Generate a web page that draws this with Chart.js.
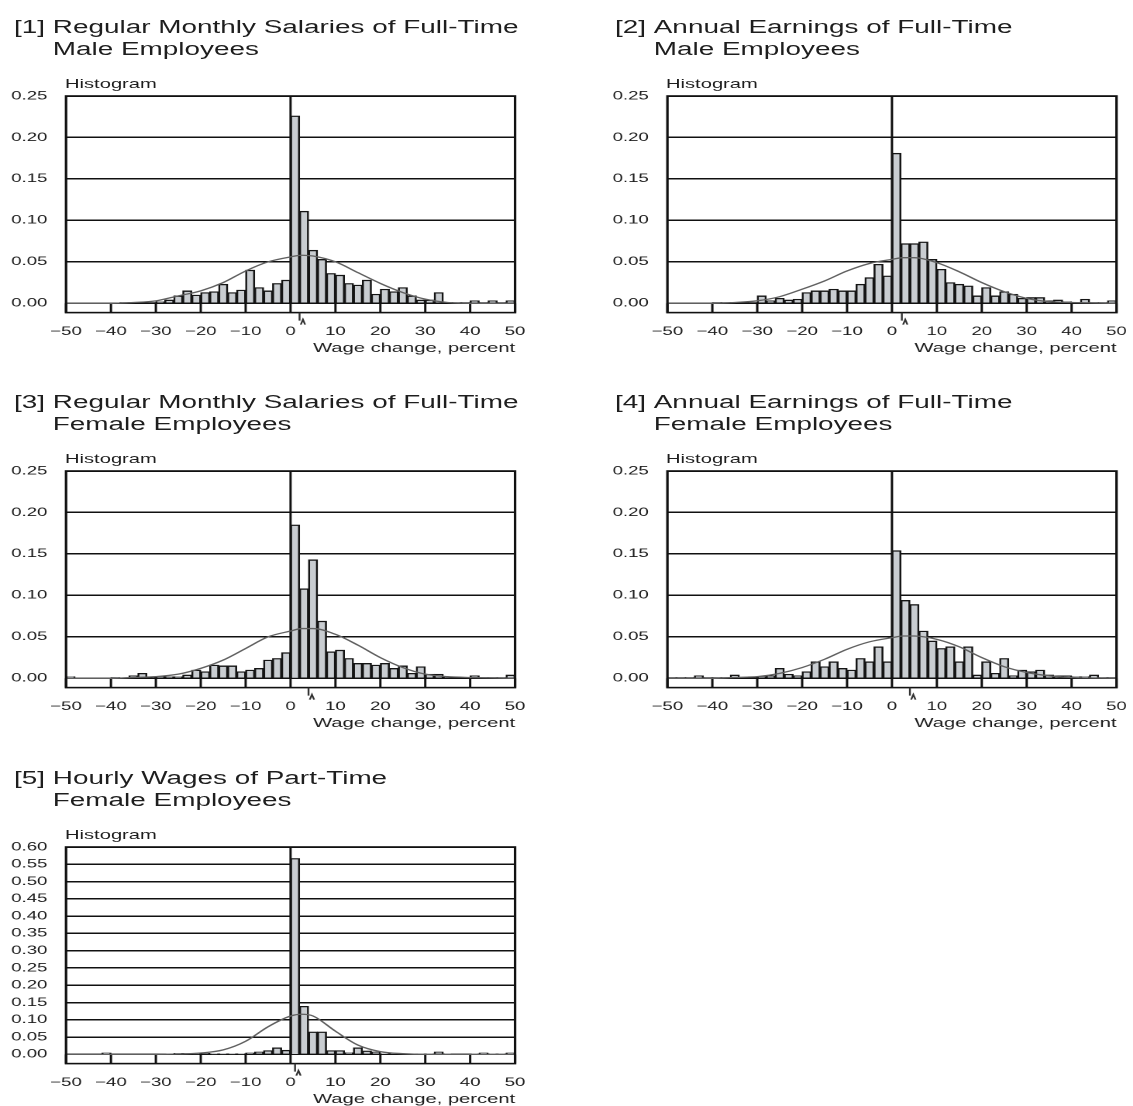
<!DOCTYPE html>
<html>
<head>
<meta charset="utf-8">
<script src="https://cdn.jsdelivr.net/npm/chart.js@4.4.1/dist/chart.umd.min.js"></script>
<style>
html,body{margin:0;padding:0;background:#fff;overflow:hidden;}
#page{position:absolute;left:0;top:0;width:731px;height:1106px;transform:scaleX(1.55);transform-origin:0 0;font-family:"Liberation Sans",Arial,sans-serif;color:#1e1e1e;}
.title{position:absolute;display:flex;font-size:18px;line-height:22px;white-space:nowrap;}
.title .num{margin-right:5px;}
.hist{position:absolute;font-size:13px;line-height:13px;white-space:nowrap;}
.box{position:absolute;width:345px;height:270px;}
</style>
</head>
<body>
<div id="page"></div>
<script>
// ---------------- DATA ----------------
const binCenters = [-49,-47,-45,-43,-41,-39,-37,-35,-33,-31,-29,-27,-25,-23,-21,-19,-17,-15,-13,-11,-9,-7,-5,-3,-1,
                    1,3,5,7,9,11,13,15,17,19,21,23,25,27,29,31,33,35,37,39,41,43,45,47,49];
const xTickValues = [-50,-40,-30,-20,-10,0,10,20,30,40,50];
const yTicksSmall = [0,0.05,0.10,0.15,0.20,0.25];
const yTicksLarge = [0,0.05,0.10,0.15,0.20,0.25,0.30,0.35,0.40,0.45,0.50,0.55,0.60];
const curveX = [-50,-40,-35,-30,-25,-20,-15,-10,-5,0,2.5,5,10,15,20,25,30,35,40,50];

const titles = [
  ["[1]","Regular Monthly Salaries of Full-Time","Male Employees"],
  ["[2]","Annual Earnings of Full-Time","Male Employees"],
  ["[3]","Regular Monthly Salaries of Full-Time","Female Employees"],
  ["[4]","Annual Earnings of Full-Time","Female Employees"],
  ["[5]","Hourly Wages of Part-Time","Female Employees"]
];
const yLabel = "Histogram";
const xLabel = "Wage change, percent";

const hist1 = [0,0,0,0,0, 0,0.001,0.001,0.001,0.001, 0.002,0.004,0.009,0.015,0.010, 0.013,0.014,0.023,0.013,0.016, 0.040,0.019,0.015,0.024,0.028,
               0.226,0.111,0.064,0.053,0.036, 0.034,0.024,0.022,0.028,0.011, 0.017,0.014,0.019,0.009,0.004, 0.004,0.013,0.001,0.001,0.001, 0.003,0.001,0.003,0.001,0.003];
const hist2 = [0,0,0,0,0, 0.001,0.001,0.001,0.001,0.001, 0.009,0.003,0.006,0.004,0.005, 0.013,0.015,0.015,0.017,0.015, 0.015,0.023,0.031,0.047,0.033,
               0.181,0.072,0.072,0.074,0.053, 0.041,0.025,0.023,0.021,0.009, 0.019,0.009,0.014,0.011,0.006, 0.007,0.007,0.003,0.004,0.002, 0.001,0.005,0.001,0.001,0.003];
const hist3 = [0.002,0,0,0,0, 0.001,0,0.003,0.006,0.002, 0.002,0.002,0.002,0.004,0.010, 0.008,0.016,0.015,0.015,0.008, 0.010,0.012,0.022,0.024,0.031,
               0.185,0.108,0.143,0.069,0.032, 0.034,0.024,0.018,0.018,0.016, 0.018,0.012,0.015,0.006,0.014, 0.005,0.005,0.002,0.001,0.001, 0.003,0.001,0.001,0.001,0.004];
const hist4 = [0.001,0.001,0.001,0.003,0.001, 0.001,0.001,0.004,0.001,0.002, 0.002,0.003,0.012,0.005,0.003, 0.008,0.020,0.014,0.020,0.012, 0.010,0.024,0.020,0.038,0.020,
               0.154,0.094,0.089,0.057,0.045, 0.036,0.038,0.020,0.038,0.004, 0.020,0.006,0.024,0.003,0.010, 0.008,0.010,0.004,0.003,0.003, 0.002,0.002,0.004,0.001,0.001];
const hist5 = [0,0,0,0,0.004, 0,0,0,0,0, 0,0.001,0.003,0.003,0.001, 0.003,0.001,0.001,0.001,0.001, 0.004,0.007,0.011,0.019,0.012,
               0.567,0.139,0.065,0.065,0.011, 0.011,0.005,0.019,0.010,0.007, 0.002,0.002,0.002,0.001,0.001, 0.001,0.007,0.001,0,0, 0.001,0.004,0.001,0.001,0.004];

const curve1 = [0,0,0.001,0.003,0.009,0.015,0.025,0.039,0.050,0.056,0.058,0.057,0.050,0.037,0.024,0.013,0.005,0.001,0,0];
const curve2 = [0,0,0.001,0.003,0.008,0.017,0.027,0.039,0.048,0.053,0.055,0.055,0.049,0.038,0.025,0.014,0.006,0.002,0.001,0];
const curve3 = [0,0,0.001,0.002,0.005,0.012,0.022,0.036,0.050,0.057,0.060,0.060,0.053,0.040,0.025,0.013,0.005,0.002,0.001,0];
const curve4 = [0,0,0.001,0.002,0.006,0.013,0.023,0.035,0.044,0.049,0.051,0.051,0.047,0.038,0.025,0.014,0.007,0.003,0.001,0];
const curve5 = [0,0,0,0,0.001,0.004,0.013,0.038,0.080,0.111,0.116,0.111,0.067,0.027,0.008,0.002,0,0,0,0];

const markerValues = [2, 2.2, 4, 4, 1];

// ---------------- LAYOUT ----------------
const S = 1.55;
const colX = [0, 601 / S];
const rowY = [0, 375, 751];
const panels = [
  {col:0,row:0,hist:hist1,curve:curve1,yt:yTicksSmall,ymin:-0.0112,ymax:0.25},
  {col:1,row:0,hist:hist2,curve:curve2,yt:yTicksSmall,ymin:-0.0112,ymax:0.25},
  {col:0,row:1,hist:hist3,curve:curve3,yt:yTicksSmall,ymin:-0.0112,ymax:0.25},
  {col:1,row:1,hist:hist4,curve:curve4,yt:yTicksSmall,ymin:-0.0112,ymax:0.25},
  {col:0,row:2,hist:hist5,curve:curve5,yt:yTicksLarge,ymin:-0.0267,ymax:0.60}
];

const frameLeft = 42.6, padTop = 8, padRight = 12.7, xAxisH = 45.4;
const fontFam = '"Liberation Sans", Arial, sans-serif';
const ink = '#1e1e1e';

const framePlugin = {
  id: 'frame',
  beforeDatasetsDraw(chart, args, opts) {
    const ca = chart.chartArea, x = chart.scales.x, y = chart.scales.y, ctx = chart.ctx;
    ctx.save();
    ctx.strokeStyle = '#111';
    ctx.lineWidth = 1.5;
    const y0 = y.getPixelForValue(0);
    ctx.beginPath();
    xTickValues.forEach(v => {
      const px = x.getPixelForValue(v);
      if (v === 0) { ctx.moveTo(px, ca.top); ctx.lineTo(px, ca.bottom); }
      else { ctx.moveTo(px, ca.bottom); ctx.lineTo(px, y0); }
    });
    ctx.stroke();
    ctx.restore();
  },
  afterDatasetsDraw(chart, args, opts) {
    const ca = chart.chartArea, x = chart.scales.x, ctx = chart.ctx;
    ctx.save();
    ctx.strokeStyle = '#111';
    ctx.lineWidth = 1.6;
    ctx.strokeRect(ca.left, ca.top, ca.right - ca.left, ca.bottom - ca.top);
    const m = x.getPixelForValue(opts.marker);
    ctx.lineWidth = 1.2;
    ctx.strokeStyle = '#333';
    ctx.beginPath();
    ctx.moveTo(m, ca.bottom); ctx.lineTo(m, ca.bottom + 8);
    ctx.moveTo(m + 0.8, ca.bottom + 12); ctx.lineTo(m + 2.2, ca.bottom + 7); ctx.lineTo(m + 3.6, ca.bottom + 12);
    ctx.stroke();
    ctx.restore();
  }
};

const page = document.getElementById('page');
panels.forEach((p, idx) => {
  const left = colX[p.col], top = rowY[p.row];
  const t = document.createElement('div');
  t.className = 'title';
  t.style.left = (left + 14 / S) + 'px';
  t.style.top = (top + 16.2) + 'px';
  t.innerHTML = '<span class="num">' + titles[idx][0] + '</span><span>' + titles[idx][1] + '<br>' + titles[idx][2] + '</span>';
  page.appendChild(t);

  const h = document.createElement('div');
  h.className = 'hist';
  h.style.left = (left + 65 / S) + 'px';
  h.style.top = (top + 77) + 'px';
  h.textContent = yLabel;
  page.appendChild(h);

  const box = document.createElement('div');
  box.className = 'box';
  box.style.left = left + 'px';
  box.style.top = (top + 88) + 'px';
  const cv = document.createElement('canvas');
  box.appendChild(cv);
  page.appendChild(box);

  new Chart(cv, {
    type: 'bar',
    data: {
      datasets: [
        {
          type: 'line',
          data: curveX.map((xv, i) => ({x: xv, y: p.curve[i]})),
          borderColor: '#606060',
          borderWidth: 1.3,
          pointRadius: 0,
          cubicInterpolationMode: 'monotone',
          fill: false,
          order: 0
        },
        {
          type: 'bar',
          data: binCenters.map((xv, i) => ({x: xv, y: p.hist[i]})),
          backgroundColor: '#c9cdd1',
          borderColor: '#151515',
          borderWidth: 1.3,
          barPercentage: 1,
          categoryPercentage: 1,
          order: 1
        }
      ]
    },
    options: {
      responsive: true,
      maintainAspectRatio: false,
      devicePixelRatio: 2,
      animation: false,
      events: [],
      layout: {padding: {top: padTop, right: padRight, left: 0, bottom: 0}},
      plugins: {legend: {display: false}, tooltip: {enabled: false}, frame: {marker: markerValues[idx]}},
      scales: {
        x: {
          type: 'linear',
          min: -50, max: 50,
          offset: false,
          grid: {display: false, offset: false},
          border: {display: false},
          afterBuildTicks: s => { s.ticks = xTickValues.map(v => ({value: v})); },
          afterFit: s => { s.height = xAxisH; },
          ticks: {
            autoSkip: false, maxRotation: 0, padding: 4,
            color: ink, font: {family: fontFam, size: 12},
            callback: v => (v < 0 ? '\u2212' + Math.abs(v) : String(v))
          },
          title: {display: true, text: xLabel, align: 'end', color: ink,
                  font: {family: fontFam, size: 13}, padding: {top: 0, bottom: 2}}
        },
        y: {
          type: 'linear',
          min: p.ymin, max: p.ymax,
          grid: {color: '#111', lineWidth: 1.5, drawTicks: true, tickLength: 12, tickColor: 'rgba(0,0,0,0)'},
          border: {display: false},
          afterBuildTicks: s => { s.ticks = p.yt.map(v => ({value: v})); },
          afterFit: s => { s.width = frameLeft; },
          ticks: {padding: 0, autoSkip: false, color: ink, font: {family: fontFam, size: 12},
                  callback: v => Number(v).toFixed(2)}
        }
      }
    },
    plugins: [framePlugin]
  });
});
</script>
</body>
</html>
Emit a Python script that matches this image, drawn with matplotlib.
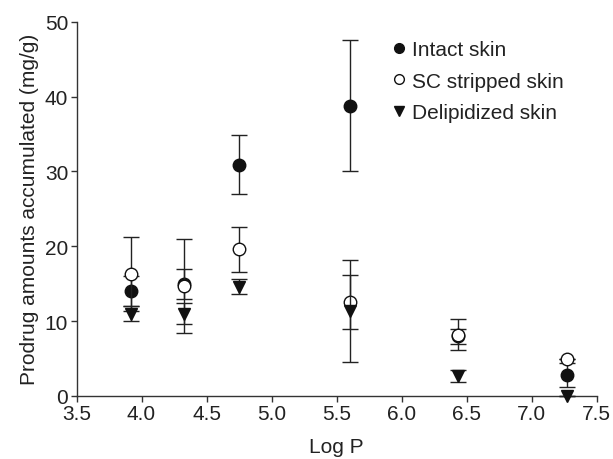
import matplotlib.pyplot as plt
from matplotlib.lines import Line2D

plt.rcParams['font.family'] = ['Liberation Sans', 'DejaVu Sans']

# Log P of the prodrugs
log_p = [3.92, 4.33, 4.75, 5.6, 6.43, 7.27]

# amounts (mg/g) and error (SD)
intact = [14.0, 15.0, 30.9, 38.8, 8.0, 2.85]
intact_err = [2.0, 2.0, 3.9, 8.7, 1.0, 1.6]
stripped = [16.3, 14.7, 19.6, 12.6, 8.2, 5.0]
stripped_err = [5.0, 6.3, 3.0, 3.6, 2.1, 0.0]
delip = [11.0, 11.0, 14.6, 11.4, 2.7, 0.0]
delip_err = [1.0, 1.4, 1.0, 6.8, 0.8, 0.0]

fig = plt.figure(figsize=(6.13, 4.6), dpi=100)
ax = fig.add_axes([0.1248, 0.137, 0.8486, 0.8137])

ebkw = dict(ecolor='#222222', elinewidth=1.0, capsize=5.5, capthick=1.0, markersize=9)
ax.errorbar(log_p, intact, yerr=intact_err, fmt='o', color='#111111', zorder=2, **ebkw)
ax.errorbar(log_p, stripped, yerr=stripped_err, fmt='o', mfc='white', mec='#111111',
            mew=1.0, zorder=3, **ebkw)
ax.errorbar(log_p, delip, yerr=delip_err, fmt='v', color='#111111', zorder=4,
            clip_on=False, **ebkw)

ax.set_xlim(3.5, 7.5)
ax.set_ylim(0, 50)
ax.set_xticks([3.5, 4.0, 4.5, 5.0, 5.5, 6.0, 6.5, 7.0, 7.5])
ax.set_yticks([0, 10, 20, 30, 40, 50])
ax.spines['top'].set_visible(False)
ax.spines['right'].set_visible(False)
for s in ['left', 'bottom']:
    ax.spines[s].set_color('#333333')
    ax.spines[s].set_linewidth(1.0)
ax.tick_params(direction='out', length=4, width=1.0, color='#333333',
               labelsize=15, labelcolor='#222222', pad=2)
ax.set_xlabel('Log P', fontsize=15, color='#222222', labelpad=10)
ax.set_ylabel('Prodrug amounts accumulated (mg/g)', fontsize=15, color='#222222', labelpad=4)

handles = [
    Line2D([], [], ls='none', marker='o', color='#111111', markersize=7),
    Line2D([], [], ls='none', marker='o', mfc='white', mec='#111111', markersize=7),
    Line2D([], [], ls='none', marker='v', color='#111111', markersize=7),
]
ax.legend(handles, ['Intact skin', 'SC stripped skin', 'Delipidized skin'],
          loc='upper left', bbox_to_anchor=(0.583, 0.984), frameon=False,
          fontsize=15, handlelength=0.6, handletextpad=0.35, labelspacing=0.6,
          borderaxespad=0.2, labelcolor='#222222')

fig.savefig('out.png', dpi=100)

-----

AIM OF THE TASK: Start at the line above containing "Emit a Python" and stop at the line containing "log_p = [3.92, 4.33, 4.75, 5.6, 6.43, 7.27]": print those lines and everything between them exactly, but not the pictures.

PROBLEM SOLUTION:
Emit a Python script that matches this image, drawn with matplotlib.
import matplotlib.pyplot as plt
from matplotlib.lines import Line2D

plt.rcParams['font.family'] = ['Liberation Sans', 'DejaVu Sans']

# Log P of the prodrugs
log_p = [3.92, 4.33, 4.75, 5.6, 6.43, 7.27]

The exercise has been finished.